The Canadian maple leaf symbol lends itself to all kinds of craft projects. A T-shirt with a maple leaf painted on in red or white fabric paint is fun because kids can wear what they have created over and over again. Print the outline of a maple leaf and use it to create a template on cardstock or vinyl. You can use both the central cutout of the template and the border part, depending on whether you want a painted leaf, or to paint around the outline of the leaf. Use white paint on a red T-shirt and red paint on a white T-shirt. Hold the T-shirt taut by placing a piece of corrugated cardboard inside it and then using drawing pins to hold it in place. Children can paint one maple leaf in the centre or cover the shirt with as many leaves as they like. Wait for the fabric paint to dry completely before removing the shirt from the cardboard.

Wildlife Puppet Show

The native wildlife of Canada includes polar bears, Canada geese, beavers, moose and grizzly bears. Children can draw silhouettes of these animals, perhaps by tracing the outline of a picture from a book. If you cut the silhouettes from black construction paper and tape a drinking straw or dowel to the back of each one, the silhouettes turn into paper puppets for a puppet show. Make a background for your puppet show using a picture of a Canadian landscape.

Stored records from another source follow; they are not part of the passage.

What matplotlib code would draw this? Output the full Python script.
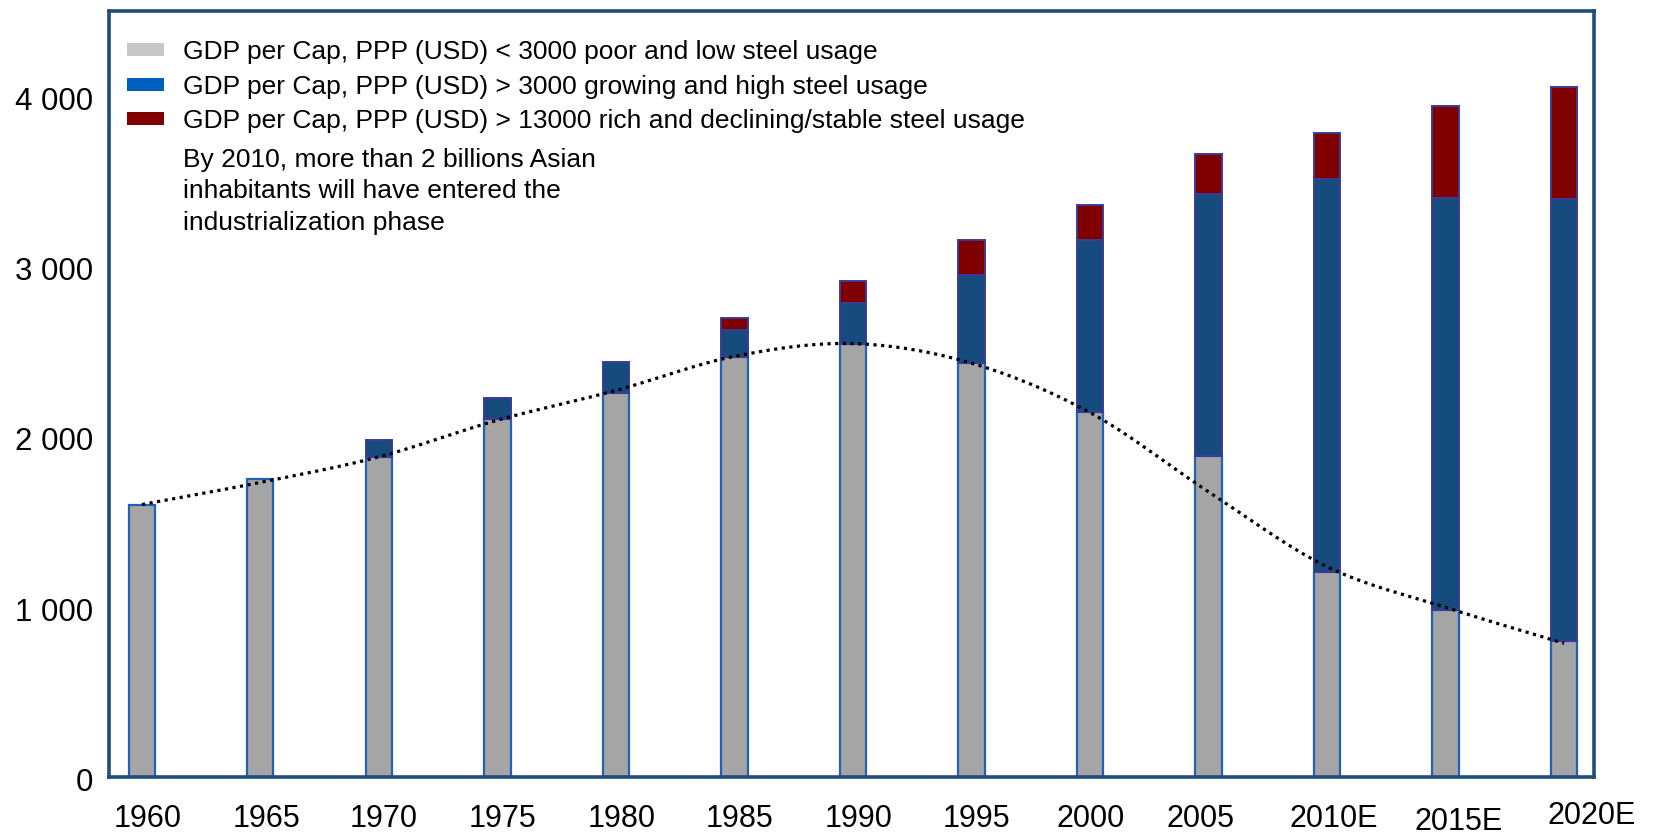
import matplotlib
matplotlib.use('Agg')
import matplotlib.pyplot as plt
import matplotlib.transforms as mtransforms
from matplotlib.patches import Patch
import numpy as np

plt.rcParams['font.family'] = ['Liberation Sans', 'DejaVu Sans']

# ---------------- data ----------------
years = ['1960', '1965', '1970', '1975', '1980', '1985', '1990',
         '1995', '2000', '2005', '2010E', '2015E', '2020E']
poor = [1597, 1752, 1877, 2100, 2257, 2468, 2541, 2429, 2145, 1885, 1204, 979, 801]
growing = [0, 0, 100, 125, 180, 155, 245, 520, 1010, 1540, 2310, 2420, 2595]
rich = [0, 0, 0, 0, 0, 72, 125, 205, 205, 235, 270, 540, 655]
trend = [1600, 1730, 1880, 2095, 2270, 2470, 2545, 2430, 2140, 1675, 1235, 996, 785]
yticks = [0, 1000, 2000, 3000, 4000]
ytick_labels = ['0', '1 000', '2 000', '3 000', '4 000']
legend_labels = ['GDP per Cap, PPP (USD) < 3000 poor and low steel usage',
                 'GDP per Cap, PPP (USD) > 3000 growing and high steel usage',
                 'GDP per Cap, PPP (USD) > 13000 rich and declining/stable steel usage']
note_lines = ['By 2010, more than 2 billions Asian',
              'inhabitants will have entered the',
              'industrialization phase']

# ---------------- styles ----------------
GRAY, GRAY_EDGE = '#A5A5A5', '#1F63B8'
BLUE, BLUE_EDGE = '#154B7D', '#3B3B98'
RED, RED_EDGE = '#800000', '#3B3B98'
SPINE = '#1F4E79'

W, H, DPI = 1658, 835, 100
fig = plt.figure(figsize=(W / DPI, H / DPI), dpi=DPI)
ax = fig.add_axes([109 / W, 1 - 777 / H, (1594.5 - 109) / W, (777 - 11) / H])

x = np.arange(len(years))
poor_a = np.array(poor, float)
grow_a = np.array(growing, float)
rich_a = np.array(rich, float)
bw = 0.22

ax.bar(x, poor_a, width=bw, color=GRAY, edgecolor=GRAY_EDGE, linewidth=1.6, zorder=2)
m = grow_a > 0
ax.bar(x[m], grow_a[m], width=bw, bottom=poor_a[m], color=BLUE,
       edgecolor=BLUE_EDGE, linewidth=1.4, zorder=2)
m2 = rich_a > 0
ax.bar(x[m2], rich_a[m2], width=bw, bottom=(poor_a + grow_a)[m2], color=RED,
       edgecolor=RED_EDGE, linewidth=1.4, zorder=2)


# smoothed trend (Catmull-Rom rendering of the trend points)
def catmull_rom(xs, ys, n=30):
    pts = np.column_stack([xs, ys]).astype(float)
    p = np.vstack([pts[0] - (pts[1] - pts[0]), pts, pts[-1] + (pts[-1] - pts[-2])])
    out = []
    for i in range(1, len(p) - 2):
        p0, p1, p2, p3 = p[i - 1], p[i], p[i + 1], p[i + 2]
        t = np.linspace(0, 1, n, endpoint=False)[:, None]
        seg = 0.5 * ((2 * p1) + (-p0 + p2) * t + (2 * p0 - 5 * p1 + 4 * p2 - p3) * t ** 2
                     + (-p0 + 3 * p1 - 3 * p2 + p3) * t ** 3)
        out.append(seg)
    out.append(pts[-1][None, :])
    return np.vstack(out)


curve = catmull_rom(x, trend)
ax.plot(curve[:, 0], curve[:, 1], color='black', linestyle=(0, (1, 1.4)),
        linewidth=2.3, zorder=3)

ax.set_xlim(-0.278, 12.257)
ax.set_ylim(0, 4498)
ax.set_xticks([])
ax.set_yticks([])
for s in ax.spines.values():
    s.set_color(SPINE)
    s.set_linewidth(2.6)

# y tick labels
for v, lab in zip(yticks, ytick_labels):
    tr = ax.get_yaxis_transform() + mtransforms.ScaledTranslation(-16 / DPI, -6 / DPI, fig.dpi_scale_trans)
    ax.text(0, v, lab, transform=tr, ha='right', va='center', fontsize=22.5, color='black')

# x tick labels (with the small per-label shifts seen in the original)
xoff = [6, 6, 5, 5, 6, 5, 6, 5, 1, -8, 7, 13, 28]
yoff = [-42, -42, -42, -42, -42, -42, -42, -42, -42, -42, -42, -45, -39]
for i, lab in enumerate(years):
    tr = ax.get_xaxis_transform() + mtransforms.ScaledTranslation(xoff[i] / DPI, yoff[i] / DPI, fig.dpi_scale_trans)
    ax.text(i, 0, lab, transform=tr, ha='center', va='center', fontsize=22, color='black')

# legend
FS = 19
handles = [Patch(facecolor='#C8C8C8', edgecolor='none'),
           Patch(facecolor='#0060C0', edgecolor='none'),
           Patch(facecolor=RED, edgecolor='none')]
leg = fig.legend(handles, legend_labels, loc='upper left',
                 bbox_to_anchor=(127 / W, 1 - 40 / H), bbox_transform=fig.transFigure,
                 frameon=False, fontsize=FS, borderpad=0, borderaxespad=0,
                 handlelength=1.40, handleheight=0.38, handletextpad=0.72,
                 labelspacing=0.40)

for k, line in enumerate(note_lines):
    fig.text(183 / W, 1 - (159.5 + 31.7 * k) / H, line, ha='left', va='center',
             fontsize=FS, transform=fig.transFigure)

fig.savefig('out.png', dpi=DPI)
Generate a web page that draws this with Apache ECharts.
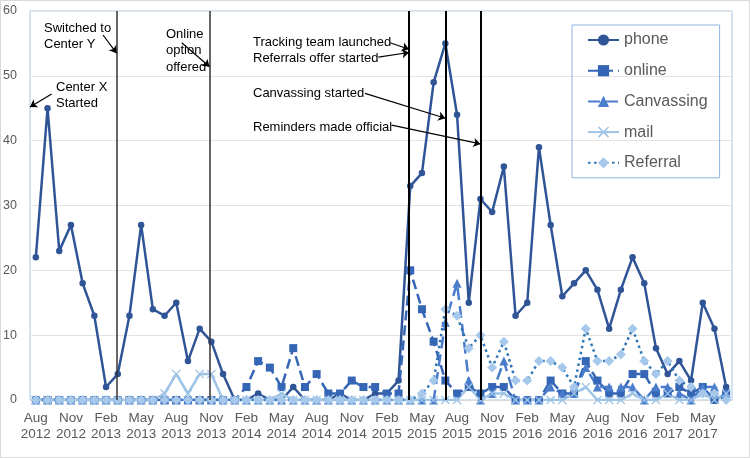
<!DOCTYPE html>
<html>
<head>
<meta charset="utf-8">
<script src="https://cdn.jsdelivr.net/npm/echarts@6/dist/echarts.min.js"></script>
<style>
  html, body { margin: 0; padding: 0; background: #fff; }
  #main { width: 750px; height: 458px; }
</style>
</head>
<body>
<div id="main"></div>
<script>
// months, Aug 2012 .. Jul 2017
const months = [
  'Aug 2012','Sep 2012','Oct 2012','Nov 2012','Dec 2012','Jan 2013','Feb 2013','Mar 2013','Apr 2013','May 2013','Jun 2013','Jul 2013',
  'Aug 2013','Sep 2013','Oct 2013','Nov 2013','Dec 2013','Jan 2014','Feb 2014','Mar 2014','Apr 2014','May 2014','Jun 2014','Jul 2014',
  'Aug 2014','Sep 2014','Oct 2014','Nov 2014','Dec 2014','Jan 2015','Feb 2015','Mar 2015','Apr 2015','May 2015','Jun 2015','Jul 2015',
  'Aug 2015','Sep 2015','Oct 2015','Nov 2015','Dec 2015','Jan 2016','Feb 2016','Mar 2016','Apr 2016','May 2016','Jun 2016','Jul 2016',
  'Aug 2016','Sep 2016','Oct 2016','Nov 2016','Dec 2016','Jan 2017','Feb 2017','Mar 2017','Apr 2017','May 2017','Jun 2017','Jul 2017'
];

const phone = [22,45,23,27,18,13,2,4,13,27,14,13, 15,6,11,9,4,0,0,1,0,0,2,0,
  0,0,1,0,0,1,1,3,33,35,49,55, 44,15,31,29,36,13,15,39,27,16,18,20, 17,11,17,22,18,8,4,6,3,15,11,2];
const online = [0,0,0,0,0,0,0,0,0,0,0,0, 0,0,0,0,0,0,2,6,5,2,8,2,
  4,1,1,3,2,2,1,1,20,14,9,3, 1,2,1,2,2,0,0,0,3,1,1,6, 3,1,1,4,4,1,1,2,1,2,0,1];
const canvassing = [0,0,0,0,0,0,0,0,0,0,0,0, 0,0,0,0,0,0,0,0,0,0,0,0,
  0,0,0,0,0,0,0,0,0,0,0,12, 18,3,0,1,6,0,0,0,2,1,1,5, 2,2,2,2,0,2,2,1,0,2,2,1];
const mail = [0,0,0,0,0,0,0,0,0,0,0,1, 4,1,4,4,0,0,0,0,0,1,0,0,
  0,0,0,0,0,0,0,0,0,0,0,0, 0,2,0,1,1,0,0,0,0,0,1,2, 0,0,0,1,0,0,1,0,0,1,0,1];
const referral = [0,0,0,0,0,0,0,0,0,0,0,0, 0,0,0,0,0,0,0,0,0,0,0,0,
  0,0,0,0,0,0,0,0,0,1,3,14, 13,8,10,5,9,3,3,6,6,5,2,11, 6,6,7,11,6,4,6,3,2,1,1,0];

const yTicks = [0, 60, 10]; // min, max, step

// event lines, in month-index units (0 = Aug 2012)
const eventLines = [6.9, 14.85, 31.9, 35.0, 38.0];

// annotation arrows: [fromIndex, fromValue, toIndex, toValue]
const arrows = [
  [1.35, 47.2, -0.5, 45.2],
  [5.74, 56.3, 6.9, 53.5],
  [12.47, 55.1, 14.85, 51.4],
  [30.27, 55.1, 31.9, 54.1],
  [29.27, 52.9, 31.9, 53.6],
  [28.13, 47.3, 35.0, 43.45],
  [30.41, 42.4, 38.0, 39.5]
];

const chart = echarts.init(document.getElementById('main'));

const xMark = 'path://M0,1L1,0L5,4L9,0L10,1L6,5L10,9L9,10L5,6L1,10L0,9L4,5Z';
const annFont = '13px "Liberation Sans", Arial, sans-serif';

function annText(left, top, text, align) {
  return {
    type: 'text', left: left, top: top, z: 100,
    style: { text: text, font: annFont, fill: '#000', lineHeight: 16.5, align: align || 'left' }
  };
}

const option = {
  backgroundColor: '#fff',
  animation: false,
  textStyle: { fontFamily: '"Liberation Sans", Arial, sans-serif' },
  grid: {
    left: 30, right: 18, top: 11, bottom: 58,
    show: true, borderColor: '#a8c8ea', borderWidth: 1
  },
  legend: {
    orient: 'vertical',
    left: 572, top: 25,
    padding: [7, 12, 7, 15],
    itemWidth: 31, itemHeight: 14, itemGap: 14.7,
    borderColor: '#8fb4e3', borderWidth: 1,
    textStyle: { fontSize: 16, color: '#595959' },
    data: ['phone', 'online', 'Canvassing', 'mail', 'Referral']
  },
  xAxis: [
    {
      type: 'category',
      data: months,
      boundaryGap: true,
      axisTick: { show: false },
      axisLine: { show: true, lineStyle: { color: '#d9d9d9' } },
      axisLabel: {
        interval: 2, margin: 10,
        fontSize: 13.5, color: '#595959', lineHeight: 16,
        formatter: v => v.replace(' ', '\n')
      },
      splitLine: { show: false }
    },
    {
      type: 'value', min: -0.5, max: 59.5, show: false,
      splitLine: { show: false }
    }
  ],
  yAxis: {
    type: 'value', min: yTicks[0], max: yTicks[1], interval: yTicks[2],
    axisLine: { show: false }, axisTick: { show: false },
    axisLabel: { fontSize: 12.5, color: '#595959', margin: 13 },
    splitLine: { lineStyle: { color: '#e3e3e3', width: 1 } }
  },
  graphic: [
    { type: 'rect', shape: { x: 0.5, y: 0.5, width: 749, height: 457 }, style: { fill: 'none', stroke: '#d9d9d9' }, silent: true },
    annText(56, 79, 'Center X\nStarted'),
    annText(44, 20, 'Switched to\nCenter Y'),
    annText(166, 26, 'Online\noption\noffered', 'center'),
    annText(253, 34, 'Tracking team launched'),
    annText(253, 50, 'Referrals offer started'),
    annText(253, 85, 'Canvassing started'),
    annText(253, 119, 'Reminders made official')
  ],
  series: [
    {
      name: 'phone', type: 'line', data: phone, showAllSymbol: true,
      symbol: 'circle', symbolSize: 6.5,
      lineStyle: { color: '#2f5597', width: 2.5 },
      itemStyle: { color: '#2f5597' }
    },
    {
      name: 'online', type: 'line', data: online, showAllSymbol: true,
      symbol: 'rect', symbolSize: 8,
      lineStyle: { color: '#3565b5', width: 2.5, type: [10, 5] },
      itemStyle: { color: '#3565b5' }
    },
    {
      name: 'Canvassing', type: 'line', data: canvassing, showAllSymbol: true,
      symbol: 'triangle', symbolSize: 9,
      lineStyle: { color: '#4a7ccc', width: 2.5, type: [12, 6] },
      itemStyle: { color: '#4a7ccc' }
    },
    {
      name: 'mail', type: 'line', data: mail, showAllSymbol: true,
      symbol: xMark, symbolSize: 9,
      lineStyle: { color: '#9dc3e6', width: 2.5 },
      itemStyle: { color: '#9dc3e6' }
    },
    {
      name: 'Referral', type: 'line', data: referral, showAllSymbol: true,
      symbol: 'diamond', symbolSize: 10,
      lineStyle: { color: '#2e75b6', width: 2.5, type: [2.5, 3.5] },
      itemStyle: { color: '#a5c8eb' }
    },
    {
      name: 'events', type: 'line', xAxisIndex: 1, yAxisIndex: 0, data: [],
      silent: true,
      markLine: {
        silent: true, animation: false,
        symbol: ['none', 'none'],
        label: { show: false },
        data: eventLines.map((x, i) => ({
          xAxis: x,
          lineStyle: { color: i < 2 ? '#333' : '#000', width: i < 2 ? 1.5 : 2, type: 'solid' }
        }))
      }
    },
    {
      name: 'arrows', type: 'line', xAxisIndex: 1, yAxisIndex: 0, data: [],
      silent: true, z: 50,
      markLine: {
        silent: true, animation: false,
        symbol: ['none', 'arrow'], symbolSize: 7,
        label: { show: false },
        lineStyle: { color: '#000', width: 1.2, type: 'solid' },
        data: arrows.map(a => [{ coord: [a[0], a[1]] }, { coord: [a[2], a[3]] }])
      }
    }
  ]
};

chart.setOption(option);
</script>
</body>
</html>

Kids can draw or paint a landscape, or cut and glue a picture of Canada from a magazine.

Totem Pole Crafts

Carving totem poles is a tradition of some of the native people of British Columbia on Canada’s Pacific coast. Kids can learn about the interesting arts and culture of Canada’s native people by researching totem poles and then creating their own versions. A cardboard tube from a paper towel roll is the best base material, but toilet paper rolls will work too, and can be stacked to make extra tall models. Measure a piece of paper around the tube and divide it into four horizontal sections. Kids should draw different motifs in each section, making them as colourful as they wish. Traditional motifs for totem poles include faces, birds, celestial images and insects. Study photos of real-life totem poles for inspiration. Glue or tape the paper around the cardboard tube. You can also add wing-shapes cut from paper or cardstock to the pole.